Reject option classification. Treat predictions near the decision boundary differently for different groups to equalize error rates.
Choosing Mitigation Techniques
The choice of technique depends on the source of bias, the fairness metric you are targeting, and the constraints of your situation. Pre-processing techniques are appropriate when the bias is primarily in the data. In-processing techniques are appropriate when you need to balance accuracy and fairness during training. Post-processing techniques are appropriate when you cannot modify the training process (for example, when using a pre-trained model).
In practice, you may need to combine techniques from multiple categories to achieve acceptable fairness levels.
Bias Monitoring in Production
Bias does not stop at deployment. Implement continuous bias monitoring for production systems.
Monitoring frequency. Monitor fairness metrics at least monthly for medium-risk systems and weekly or continuously for high-risk systems.
Monitoring approach. Calculate fairness metrics on production data and compare to baseline values established during pre-deployment testing. Track trends over time.
Alert thresholds. Define alert thresholds that trigger investigation when fairness metrics degrade beyond acceptable levels.
Demographic shift detection. Monitor for changes in the demographic composition of the input population that could affect fairness. If the population shifts, the model's fairness characteristics may change even if the model itself has not changed.
Feedback analysis. Analyze complaints, appeals, and feedback for patterns that suggest bias. Stakeholders who are affected by bias may identify it before automated monitoring does.

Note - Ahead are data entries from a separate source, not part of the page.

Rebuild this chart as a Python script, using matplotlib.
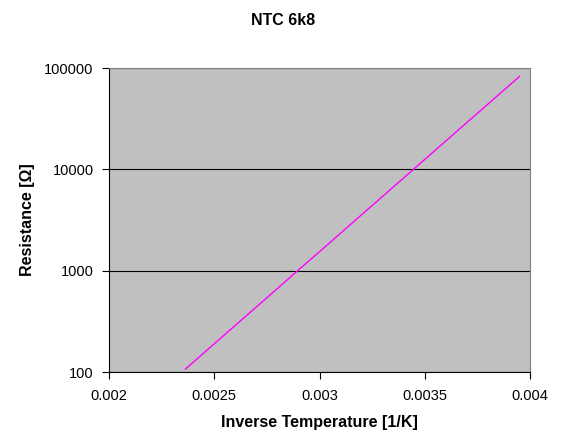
import numpy as np
import matplotlib.pyplot as plt

plt.rcParams['font.family'] = ['Liberation Sans', 'DejaVu Sans']

# NTC 6k8 - temperatura [°C] y resistencia [ohm]
temp_c = [-20, -10, 0, 10, 20, 25, 30, 40, 50, 60, 70, 80, 90,
          100, 110, 120, 130, 140, 150]
resistance = [82700, 44080, 24620, 14320, 8640, 6800, 5390, 3470, 2290,
              1550, 1080, 762, 549, 403, 301, 228, 175, 136, 107]

x_ticks = [0.002, 0.0025, 0.003, 0.0035, 0.004]
x_labels = ['0.002', '0.0025', '0.003', '0.0035', '0.004']
y_ticks = [100, 1000, 10000, 100000]
y_labels = ['100', '1000', '10000', '100000']

inv_t = 1.0 / (np.array(temp_c) + 273.15)

fig = plt.figure(figsize=(5.64, 4.46), dpi=100)
ax = fig.add_axes([0.1933, 0.1659, 0.7465, 0.6816])
ax.set_facecolor('#C0C0C0')

ax.plot(inv_t, resistance, color='#FF00FF', linewidth=1)

ax.set_yscale('log')
ax.set_xlim(0.002, 0.004)
ax.set_ylim(100, 100000)
ax.set_xticks(x_ticks, x_labels)
ax.set_yticks(y_ticks, y_labels)
ax.minorticks_off()
ax.yaxis.grid(True, color='black', linewidth=0.8)
ax.set_axisbelow(True)

ax.tick_params(direction='out', length=5, width=0.8, labelsize=10.5,
               top=False, right=False)
ax.tick_params(axis='x', pad=7)
ax.tick_params(axis='y', pad=6)
for s in ['top', 'right']:
    ax.spines[s].set_color('#808080')
for s in ['left', 'bottom']:
    ax.spines[s].set_color('black')

ax.set_xlabel('Inverse Temperature [1/K]', fontsize=11.5, fontweight='bold', labelpad=9)
ax.set_ylabel('Resistance [Ω]', fontsize=11.5, fontweight='bold', labelpad=7)
fig.text(0.502, 0.953, 'NTC 6k8', ha='center', va='center',
         fontsize=11.5, fontweight='bold')

plt.savefig('out.png', dpi=100)
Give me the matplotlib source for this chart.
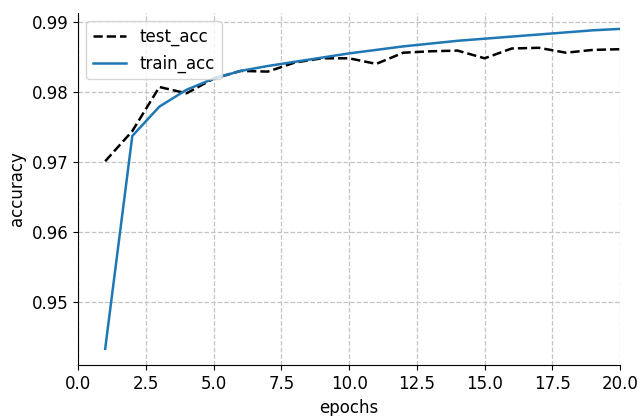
import matplotlib.pyplot as plt
import numpy as np
plt.rcParams['font.family'] = 'DejaVu Sans'

# data
epochs = np.arange(1, 21)
train_acc = [0.9433, 0.9737, 0.9779, 0.9803, 0.9819, 0.9830, 0.9837, 0.9843, 0.9849, 0.9855,
             0.9860, 0.9865, 0.9869, 0.9873, 0.9876, 0.9879, 0.9882, 0.9885, 0.9888, 0.9890]
test_acc = [0.9701, 0.9744, 0.9807, 0.9798, 0.9819, 0.9830, 0.9829, 0.9842, 0.9848, 0.9848,
            0.9840, 0.9856, 0.9858, 0.9859, 0.9848, 0.9862, 0.9863, 0.9856, 0.9860, 0.9861]

fig = plt.figure(figsize=(6.4, 4.16), dpi=100)
ax = fig.add_axes([0.122, 0.123, 0.847, 0.846])

ax.plot(epochs, test_acc, 'k--', linewidth=1.8, label='test_acc')
ax.plot(epochs, train_acc, color='#1f77b4', linewidth=1.8, label='train_acc')

ax.set_xlim(0, 20)
ax.set_xlabel('epochs', fontsize=12, labelpad=4.5)
ax.set_ylabel('accuracy', fontsize=12)
ax.tick_params(axis='both', labelsize=12)
ax.grid(True, linestyle='--', color='#c4c4c4', linewidth=0.9)
ax.spines['top'].set_visible(False)
ax.spines['right'].set_visible(False)
ax.legend(loc='upper left', fontsize=12)

plt.savefig('out.png')
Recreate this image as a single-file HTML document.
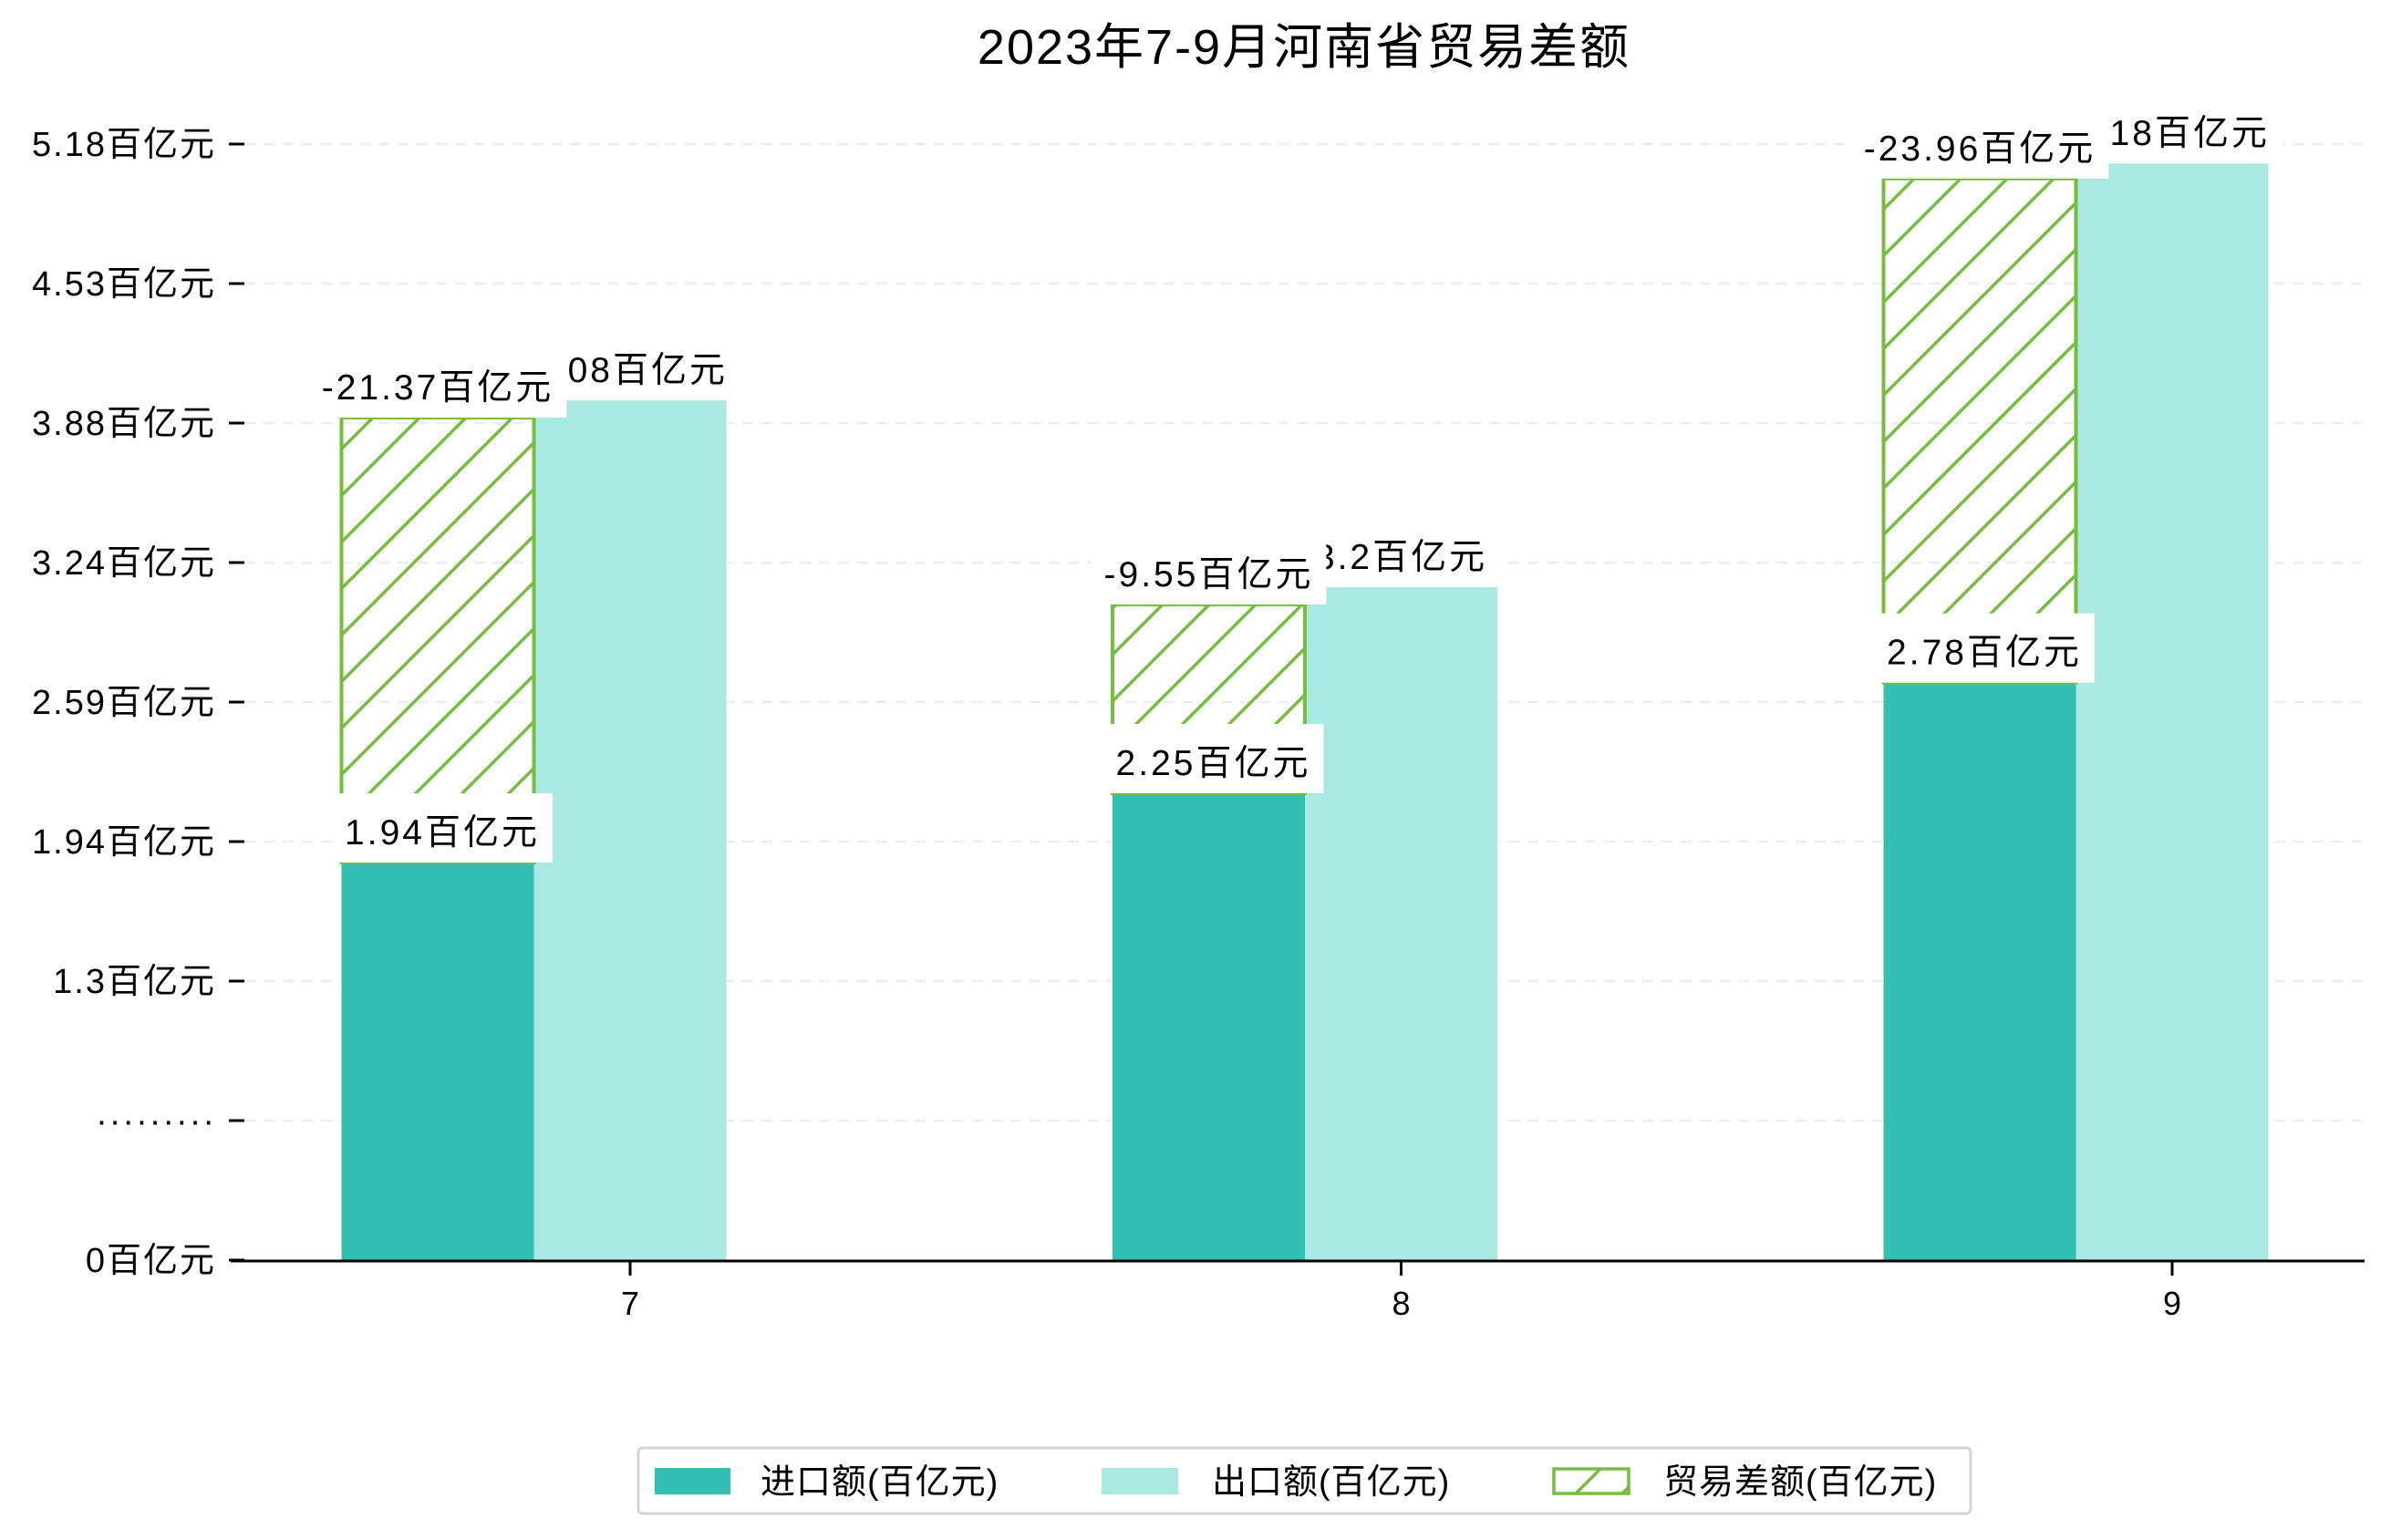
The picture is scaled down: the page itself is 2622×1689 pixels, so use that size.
<!DOCTYPE html>
<html><head><meta charset="utf-8">
<style>
html,body{margin:0;padding:0;background:#fff;}
svg{display:block;font-family:"Liberation Sans","Noto Sans CJK SC",sans-serif;}
</style></head>
<body>
<svg id="chart" width="2622" height="1689" viewBox="0 0 2622 1689" xmlns="http://www.w3.org/2000/svg">
<defs>
<pattern id="hatch" patternUnits="userSpaceOnUse" width="51" height="51">
<path d="M-12,63 L63,-12 M-12,12 L12,-12 M39,63 L63,39" stroke="#76bc3f" stroke-width="3.5" fill="none"/>
</pattern>
</defs>
<text x="1430" y="70" text-anchor="middle" font-size="54" letter-spacing="2" fill="#000">2023年7-9月河南省贸易差额</text>
<g id="grid"></g>
<g id="bars"></g>
<g id="labels"></g>
<g id="axes"></g>
<g>
<rect x="700" y="1588" width="1461" height="72" rx="5" fill="#fff" stroke="#d4d4d4" stroke-width="3"/>
<rect x="718" y="1610" width="83" height="29" fill="#31c0b3"/>
<text x="834" y="1638" font-size="38" letter-spacing="1">进口额(百亿元)</text>
<rect x="1208" y="1610" width="84" height="29" fill="#aae8e2"/>
<text x="1329" y="1638" font-size="38" letter-spacing="1">出口额(百亿元)</text>
<rect x="1704" y="1611" width="82" height="27" fill="url(#hatch)" stroke="#76bc3f" stroke-width="3.5"/>
<text x="1824" y="1638" font-size="38" letter-spacing="1">贸易差额(百亿元)</text>
</g>
</svg>
<script>
const categories = ['7', '8', '9'];
const importValues = [1.845, 2.167, 2.68];
const exportValues = [3.99, 3.123, 5.09];
const balanceTops = [3.91, 3.043, 5.02];
const importLabels = ['1.94百亿元', '2.25百亿元', '2.78百亿元'];
const exportLabels = ['4.08百亿元', '3.2百亿元', '5.18百亿元'];
const balanceLabels = ['-21.37百亿元', '-9.55百亿元', '-23.96百亿元'];
const tickValues = [0, 0.6475, 1.295, 1.9425, 2.59, 3.2375, 3.885, 4.5325, 5.18];
const tickLabels = ['0百亿元', '·········', '1.3百亿元', '1.94百亿元', '2.59百亿元', '3.24百亿元', '3.88百亿元', '4.53百亿元', '5.18百亿元'];

const NS = 'http://www.w3.org/2000/svg';
const Y0 = 1382, PPU = 236.3, X_LEFT = 253, X_RIGHT = 2593;
const BW = 211;
function yScale(v){ return Y0 - v * PPU; }
function xScale(i){ return 691 + i * 845.5; }
function mk(tag, attrs, parent){
  const e = document.createElementNS(NS, tag);
  for (const k in attrs) e.setAttribute(k, attrs[k]);
  parent.appendChild(e);
  return e;
}
const grid = document.getElementById('grid');
const bars = document.getElementById('bars');
const labels = document.getElementById('labels');
const axes = document.getElementById('axes');

tickValues.forEach((v, i) => {
  const y = yScale(v);
  if (i > 0) {
    const g = mk('line', {x1: 268, x2: X_RIGHT, y1: y, y2: y, stroke: '#e6e6e6', 'stroke-width': 2.5, 'stroke-dasharray': '12,9', opacity: 0.7}, grid);
    
    
  }
  const t = mk('line', {x1: 251, x2: 268, y1: y, y2: y, stroke: '#000', 'stroke-width': 3}, axes);
  
  
  const lb = mk('text', {x: 237, y: y + 13, 'text-anchor': 'end', 'font-size': 38, 'letter-spacing': 2}, axes);
  lb.textContent = tickLabels[i];
  
  
});

const ax = mk('line', {x1: X_LEFT, x2: X_RIGHT, y1: Y0 + 1, y2: Y0 + 1, stroke: '#000', 'stroke-width': 3}, axes);



function addLabel(text, cx, bottom, name){
  const t = mk('text', {x: cx, y: bottom - 20, 'text-anchor': 'middle', 'font-size': 39, 'letter-spacing': 3, fill: '#000'}, labels);
  t.textContent = text;
  const bb = t.getBBox();
  const r = document.createElementNS(NS, 'rect');
  r.setAttribute('x', bb.x - 14); r.setAttribute('y', bottom - 76);
  r.setAttribute('width', bb.width + 28); r.setAttribute('height', 76);
  r.setAttribute('fill', '#fff');
  labels.insertBefore(r, t);
  
  
  
  
}

categories.forEach((c, i) => {
  const cx = xScale(i);
  const ix = cx - 1.5 * BW, ex = cx - 0.5 * BW;
  const ib = mk('rect', {x: ix, y: yScale(importValues[i]), width: BW, height: Y0 - yScale(importValues[i]), fill: '#31c0b3'}, bars);
  
  
  const eb = mk('rect', {x: ex, y: yScale(exportValues[i]), width: BW, height: Y0 - yScale(exportValues[i]), fill: '#aae8e2'}, bars);
  
  
  const hb = mk('rect', {x: ix, y: yScale(balanceTops[i]), width: BW, height: yScale(importValues[i]) - yScale(balanceTops[i]), fill: 'url(#hatch)', stroke: '#76bc3f', 'stroke-width': 4}, bars);
  
  

  const xt = mk('line', {x1: cx, x2: cx, y1: Y0, y2: Y0 + 17, stroke: '#000', 'stroke-width': 3}, axes);
  
  
  const xl = mk('text', {x: cx, y: Y0 + 60, 'text-anchor': 'middle', 'font-size': 36}, axes);
  xl.textContent = c;
  
  
});
categories.forEach((c, i) => {
  const cx = xScale(i);
  addLabel(exportLabels[i], cx, yScale(exportValues[i]), 'export-value-label');
});
categories.forEach((c, i) => {
  const cx = xScale(i);
  addLabel(balanceLabels[i], cx - BW, yScale(balanceTops[i]), 'balance-value-label');
  addLabel(importLabels[i], cx - BW + 5, yScale(importValues[i]), 'import-value-label');
});
</script>
</body></html>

Organizational Practices for Bias Management
Team Diversity
Diverse teams are more likely to identify bias risks and design effective mitigations. Invest in building a team that includes diverse perspectives—not just demographic diversity, but diversity of disciplinary background, life experience, and cognitive approach.
Bias Training
Train all team members to recognize, assess, and address bias in AI systems. Training should cover the sources and types of AI bias, fairness metrics and their trade-offs, bias detection and mitigation techniques, case studies of real-world bias incidents, and your agency's bias management procedures.
Stakeholder Engagement
Engage stakeholders who are affected by the AI system in the bias assessment process. They bring perspectives that the development team may lack and can identify bias scenarios that technical analysis alone would miss.
Documentation Culture
Document every bias-related decision, including the fairness metrics chosen and why, the thresholds set and their rationale, the bias testing results and their interpretation, the mitigation techniques applied and their effectiveness, and the residual biases that remain and why they are acceptable.
Your Next Step
This week: Identify the AI system in your portfolio with the highest bias risk based on its use case, affected population, and data characteristics. Review its existing bias testing documentation. If no formal bias testing has been conducted, prioritize it immediately.
This month: Establish your bias management process including assessment scope definition, metric selection, threshold setting, testing procedures, and mitigation workflows. Conduct a formal bias assessment on your highest-risk system. Document the results and create a mitigation plan for any identified disparities.
This quarter: Roll out bias management across all projects. Implement production bias monitoring for deployed systems. Train your team on bias detection and mitigation techniques. Build bias assessment into your pre-deployment review checklist. Begin tracking bias metrics across your portfolio and reporting them to leadership.